The show is stylistically very impressive. Set, costume and make up all combine to create a rustic history of Russian peasants and nobles beset by poverty and greed. Quirky and energetic they bounce through songs such as 'Hey-ho and the devil changes hands' and an earlier gleeful ditty about the madness of Ivan Ivanovitch. The intervening music during the scenes is eerie if not quite as ghostly as the portrait may warrant. Meanwhile enchanting and restrained use of masks and puppetry is made to present the moneylender himself.

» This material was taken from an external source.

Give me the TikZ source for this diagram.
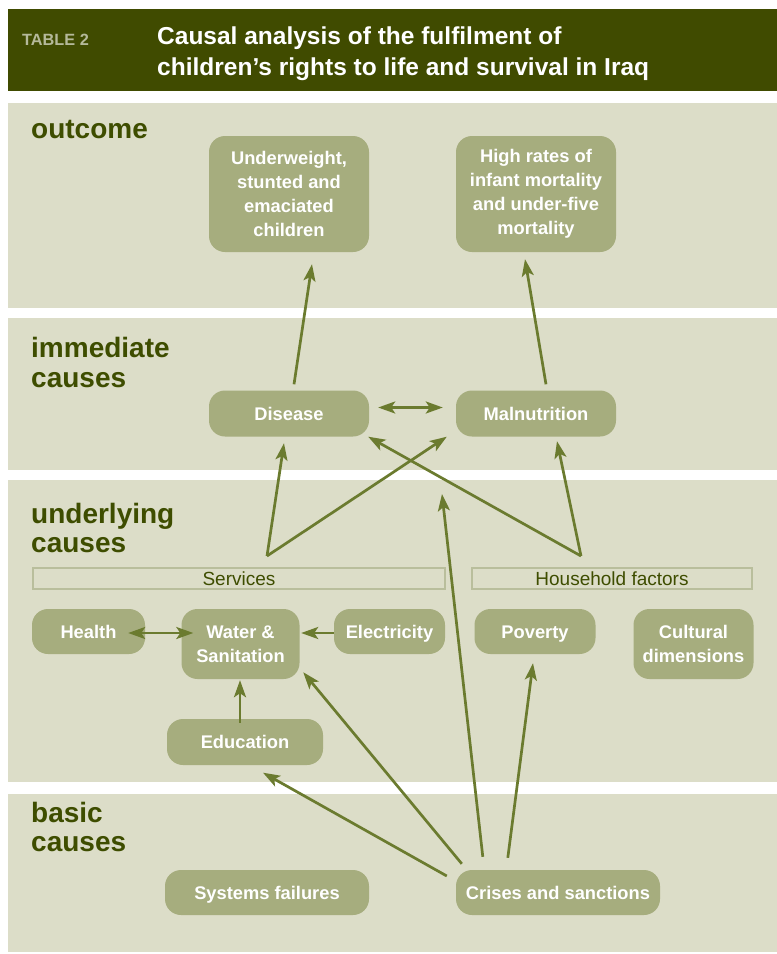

More arresting, however, are the performances of the young cast. Their sense of timing and physicality is wonderful and ensure that this tale of human misery is poignant without ever being gloomy. A multitude of portrayals is given by each member and the consistency of the acting was heartening as the ensemble took turns to narrate and comment on the action. Moreover, they produced some wonderful and grotesque facial expressions among which those of mad Ivan and the young woman with many suitors were particularly memorable. The range of these expressions is further tested by the use of the cast to play the many portraits (and landscapes) which populate the tale. It is these which primarily distinguish the show and their use was inspired.

There was no point where anything felt lacking or the audience was disappointed and the young actors have produced something which should be seen as an inspiration to all practitioners of youth theatre. A terrific and decisive example of talent matched with concept, 'Gogol's the Portrait' is truly spectacular.